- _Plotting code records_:
********************

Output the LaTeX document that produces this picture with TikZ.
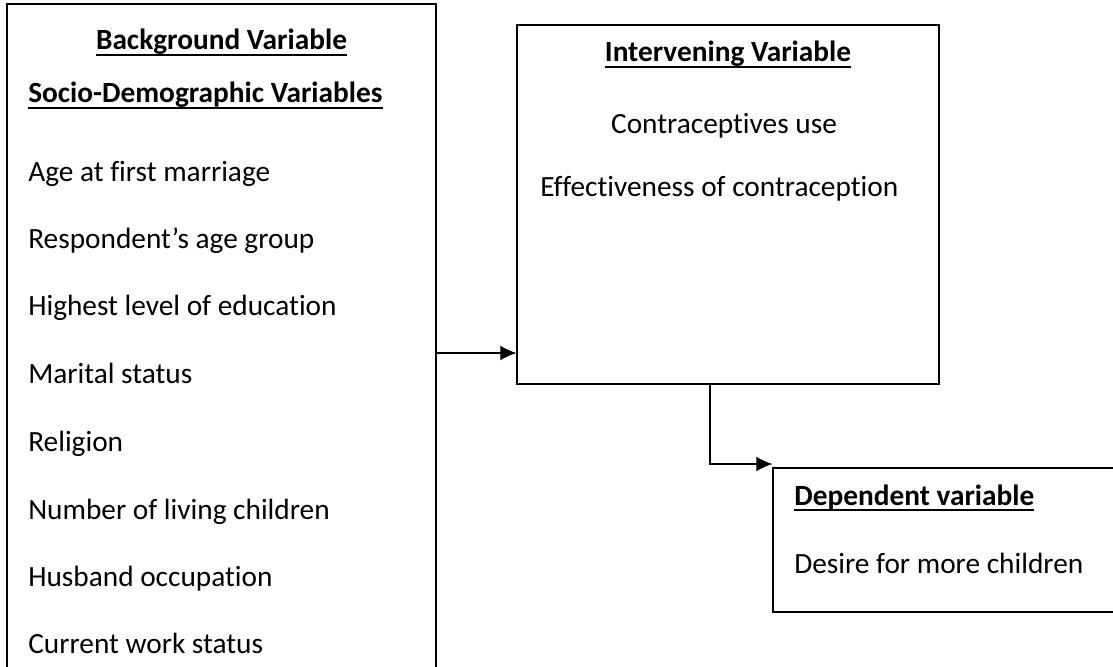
\documentclass[tikz,border=0pt]{standalone}
\usepackage{fontspec}
\setmainfont{Carlito}[Ligatures=NoCommon]
\usetikzlibrary{arrows.meta}

\newcommand{\ulhead}[1]{\setbox0\hbox{#1}\rlap{\rule[-4.2pt]{\wd0}{1.3pt}}\box0}

\tikzset{
    varbox/.style={draw, line width=0.9pt, rectangle, inner sep=0pt},
    item/.style={anchor=base west, inner sep=0pt, font=\fontsize{22}{26}\selectfont},
    head/.style={item, font=\fontsize{22}{26}\selectfont\bfseries},
    link/.style={line width=0.8pt, -{Latex[length=12pt, width=11pt]}},
}

\begin{document}
\begin{tikzpicture}[x=0.75pt, y=-0.75pt]
    \useasboundingbox (0,0) rectangle (1113,667);

    % the three boxes
    \node[varbox, minimum width=321.75pt, minimum height=522pt] (lbox) at (221.5,352) {};
    \node[varbox, minimum width=316.5pt, minimum height=269.25pt] (mbox) at (728,204.5) {};
    \node[varbox, minimum width=275.25pt, minimum height=108pt] (rbox) at (956.5,540) {};

    % background variables
    \node[head, anchor=base] (bghead) at (221.5,50) {\ulhead{Background Variable}};
    \node[head] (sochead) at (28,103) {\ulhead{Socio-Demographic Variables}};
    \node[item] (age)  at (28,181) {Age at first marriage};
    \node[item] (grp)  at (28,248) {Respondent’s age group};
    \node[item] (edu)  at (28,315) {Highest level of education};
    \node[item] (mar)  at (28,383) {Marital status};
    \node[item] (rel)  at (28,451) {Religion};
    \node[item] (kids) at (28,519) {Number of living children};
    \node[item] (occ)  at (28,586) {Husband occupation};
    \node[item] (work) at (28,653) {Current work status};

    % intervening variable
    \node[head, anchor=base] (inthead) at (728,62) {\ulhead{Intervening Variable}};
    \node[item, anchor=base] (use) at (724,133) {Contraceptives use};
    \node[item] (eff) at (540,196) {Effectiveness of contraception};

    % dependent variable
    \node[head] (dephead) at (794,505) {\ulhead{Dependent variable}};
    \node[item] (desire) at (794,573) {Desire for more children};

    \draw[link] (lbox.east |- 0,353) -- (mbox.west |- 0,353);
    \draw[link] (mbox.south -| 710,0) |- (rbox.west |- 0,464);
\end{tikzpicture}
\end{document}
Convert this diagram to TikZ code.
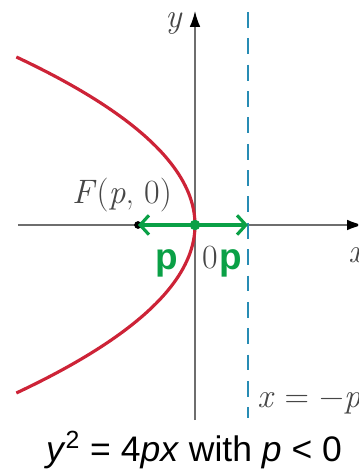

********************

Every record must be copied exactly, with the pictures left out.

Output the LaTeX document that produces this picture with TikZ.
\documentclass[tikz,border=0pt]{standalone}
\usepackage{fontspec}
\setmainfont{Carlito}[Ligatures=NoCommon]
\usetikzlibrary{arrows.meta}

\newcommand{\ulhead}[1]{\setbox0\hbox{#1}\rlap{\rule[-4.2pt]{\wd0}{1.3pt}}\box0}

\tikzset{
    varbox/.style={draw, line width=0.9pt, rectangle, inner sep=0pt},
    item/.style={anchor=base west, inner sep=0pt, font=\fontsize{22}{26}\selectfont},
    head/.style={item, font=\fontsize{22}{26}\selectfont\bfseries},
    link/.style={line width=0.8pt, -{Latex[length=12pt, width=11pt]}},
}

\begin{document}
\begin{tikzpicture}[x=0.75pt, y=-0.75pt]
    \useasboundingbox (0,0) rectangle (1113,667);

    % the three boxes
    \node[varbox, minimum width=321.75pt, minimum height=522pt] (lbox) at (221.5,352) {};
    \node[varbox, minimum width=316.5pt, minimum height=269.25pt] (mbox) at (728,204.5) {};
    \node[varbox, minimum width=275.25pt, minimum height=108pt] (rbox) at (956.5,540) {};

    % background variables
    \node[head, anchor=base] (bghead) at (221.5,50) {\ulhead{Background Variable}};
    \node[head] (sochead) at (28,103) {\ulhead{Socio-Demographic Variables}};
    \node[item] (age)  at (28,181) {Age at first marriage};
    \node[item] (grp)  at (28,248) {Respondent’s age group};
    \node[item] (edu)  at (28,315) {Highest level of education};
    \node[item] (mar)  at (28,383) {Marital status};
    \node[item] (rel)  at (28,451) {Religion};
    \node[item] (kids) at (28,519) {Number of living children};
    \node[item] (occ)  at (28,586) {Husband occupation};
    \node[item] (work) at (28,653) {Current work status};

    % intervening variable
    \node[head, anchor=base] (inthead) at (728,62) {\ulhead{Intervening Variable}};
    \node[item, anchor=base] (use) at (724,133) {Contraceptives use};
    \node[item] (eff) at (540,196) {Effectiveness of contraception};

    % dependent variable
    \node[head] (dephead) at (794,505) {\ulhead{Dependent variable}};
    \node[item] (desire) at (794,573) {Desire for more children};

    \draw[link] (lbox.east |- 0,353) -- (mbox.west |- 0,353);
    \draw[link] (mbox.south -| 710,0) |- (rbox.west |- 0,464);
\end{tikzpicture}
\end{document}
Convert this diagram to TikZ code.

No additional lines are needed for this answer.